Among women, the SF-36 questionnaire was completed at the time of the initial diagnosis and/or after PRL normalization during medical therapy by 21 and 40 patients, respectively. As shown in Fig. 1, similar SF-36 scores were observed at initial diagnosis and after remission. Of note, 10 women completed the SF-36 questionnaire both at initial diagnosis and after dopamine-induced PRL normalization, with results indicating no significant differences in QoL scores between the two time points (Fig. 2). In these 10 patients, there were also no significant differences in terms of HCT and Hb at initial diagnosis and after PRL normalization (median HCT 39.6 [2.8] vs. 38.5 [2.9] %, p = 0.92; median Hb 13.6 [1.2] vs. 13.3 [0.8] g/dl, p = 0.57).

SF-36 scores at initial diagnosis and after prolactin normalization under dopamine agonists. Questionnaires were completed either at the time of the initial diagnosis (women, n = 21; man, n = 10) or after prolactin normalization (women, n = 40; man, n = 30). Results are reported as mean and 95%-confidence interval. No significant difference in any of the scores was found

Abbreviation: PRL, prolactin

SF-36 quality of life scores of 10 women who completed the questionnaire both at initial diagnosis and after prolactin normalization under dopamine agonists. No significant difference in any of the scores was observed

Abbreviation: PRL, prolactin

To assess the impact of overt hypogonadism and hypothyroidism (primary or secondary), PRL change from diagnosis, age, HCT and Hb changes from diagnosis on QoL scores after PRL normalization, a multivariable regression analysis was performed. Age was negatively impacting physical function (b= -0.493 [-0.907; -0.078], p = 0.021), emotional wellbeing (b= -0.389, [-0.737; -0.041], p = 0.029), (energy b= -0.420 [-0.833; -0.007] p = 0.047), general health (b= -0.767 [-1.197; -0.338], p < 0.0001).
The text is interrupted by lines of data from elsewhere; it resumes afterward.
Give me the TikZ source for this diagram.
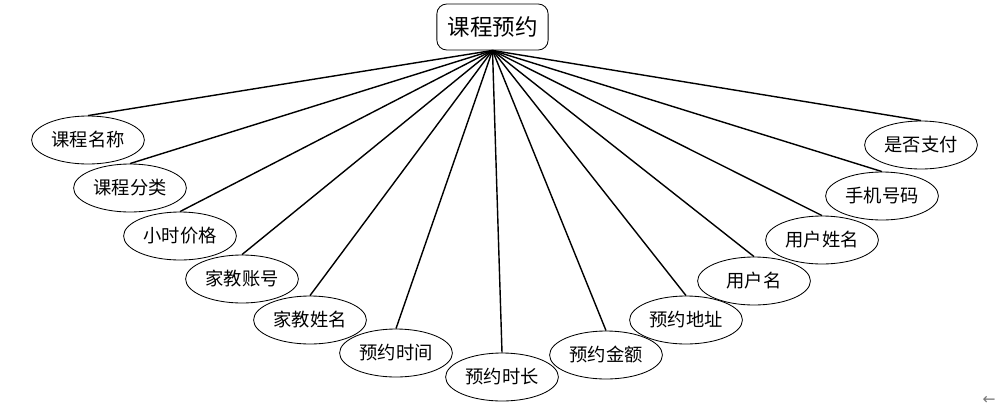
\documentclass[tikz,border=0pt]{standalone}
\usepackage{fontspec}
\setmainfont{Noto Sans CJK SC}
\newfontfamily\symfont{DejaVu Sans}
\usepackage{xcolor}
\definecolor{grisMarca}{RGB}{120, 120, 120}
\usepackage{tikz}
\usetikzlibrary{shapes.geometric,calc}
\tikzstyle{edge}  =[line width=1pt, black]
\tikzstyle{attr}  =[ellipse, draw, line width=0.6pt,
                    minimum width=2.82cm, minimum height=1.2cm,
                    inner sep=0pt, font=\fontsize{13}{15}\selectfont]
\tikzstyle{entity}=[rectangle, rounded corners=7pt, draw, line width=0.6pt,
                    minimum width=2.78cm, minimum height=1.15cm,
                    inner sep=0pt, font=\fontsize{16}{18}\selectfont]

\begin{document}
\begin{tikzpicture}[x=0.025cm, y=-0.025cm]
    \useasboundingbox (0,0) rectangle (998,408);

        \begin{scope}[]
            \draw (492.5,27) node (0) [entity] {课程预约};

            \draw (88,140) node (1) [attr] {课程名称};
            \draw (130,188) node (2) [attr] {课程分类};
            \draw (180,236) node (3) [attr] {小时价格};
            \draw (242,279) node (4) [attr] {家教账号};
            \draw (310,320) node (5) [attr] {家教姓名};
            \draw (396,353) node (6) [attr] {预约时间};
            \draw (502,377) node (7) [attr] {预约时长};
            \draw (606,355) node (8) [attr] {预约金额};
            \draw (686,320) node (9) [attr] {预约地址};
            \draw (754,281) node (10) [attr] {用户名};
            \draw (822,240) node (11) [attr] {用户姓名};
            \draw (882,196) node (12) [attr] {手机号码};
            \draw (921,145) node (13) [attr] {是否支付};

            \foreach \j in {1,...,13}
                \draw [edge] (0.south) to (\j.north);
        \end{scope}

        \node (mark) at (989,400) {\symfont\fontsize{11}{12}\selectfont\color{grisMarca}←};

\end{tikzpicture}
\end{document}
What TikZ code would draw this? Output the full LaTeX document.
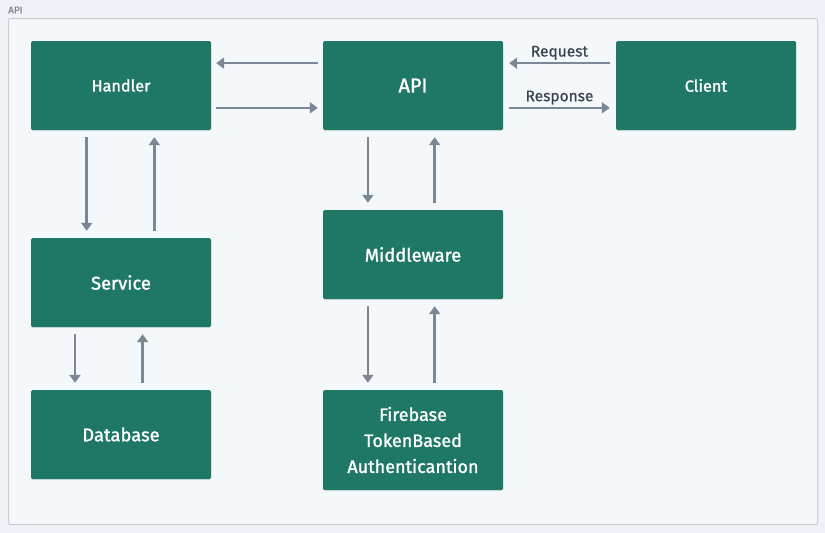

Of note, both HCT and Hb changes did not impact any QoL scores (Supplementary Table 5).

Regarding the male study population, each one SF-36 questionnaire was completed either at initial diagnosis and/or after prolactin normalization under dopamine agonists by 10 and 30 patients, respectively. Mirroring the findings in women, there were no significant differences in the SF-36 scores between men at initial diagnosis and after PRL normalization (Fig. 1). Six men completed the questionnaire both at initial diagnosis and after PRL normalization during medical therapy. In these 6 patients, a significant improvement in energy scores between diagnosis and remission was observed (50 vs. 60, p = 0.022) (Fig. 3). Importantly, in these subgroup of patients, an increase of median testosterone levels from 1.1 (0.6) µg/l at the time of diagnosis to 2.8 (3.3) µg/l after PRL normalization (p = 0.031), as well as an increase in HCT (from 40.9 [3.3] to 44.0 [2.0] %) and Hb (from 14.1 [1.4] to 15.2 [0.9] g/dl) was detected (both p < 0.05).
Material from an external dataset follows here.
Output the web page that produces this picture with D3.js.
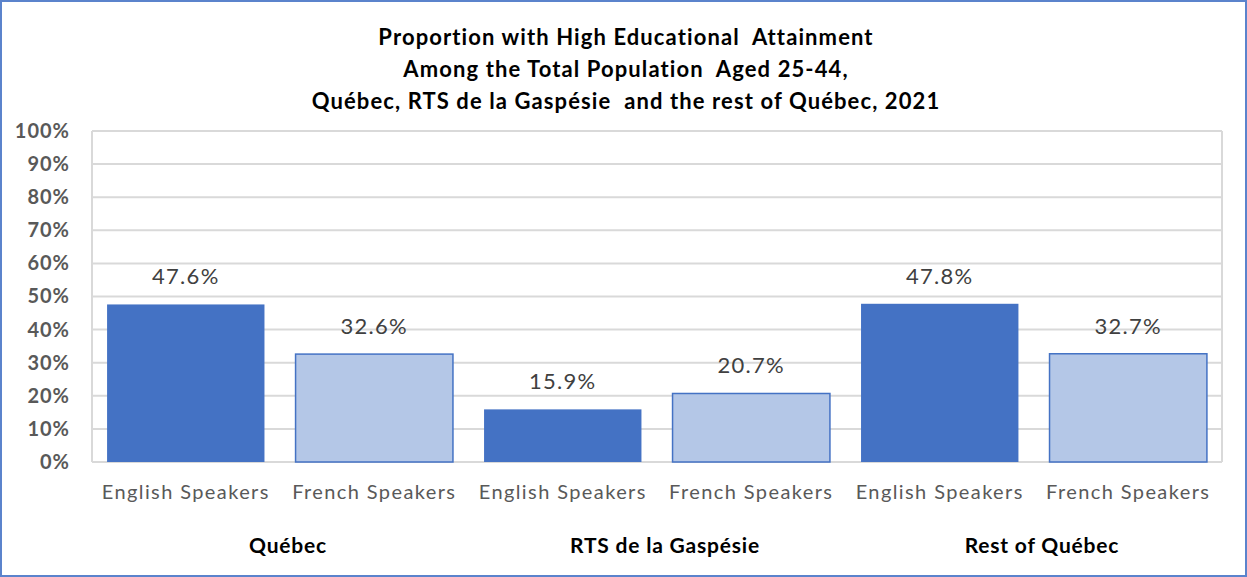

SF-36 quality of life scores of 6 men who completed the questionnaire both at initial diagnosis and after prolactin normalization under dopamine agonists. Over the time of treatment, significant differences in the energy score was observed

Abbreviation: PRL, prolactin

Persistency of hypogonadism was significantly impairing all the QoL scores, while difference in PRL from diagnosis (b = 0.508 [0.159; 0.858], p = 0.007) and age (b= -1.166, [-2.238; -0.94], p = 0.035) were impacting respectively physical function and physical health (Supplementary Table 6).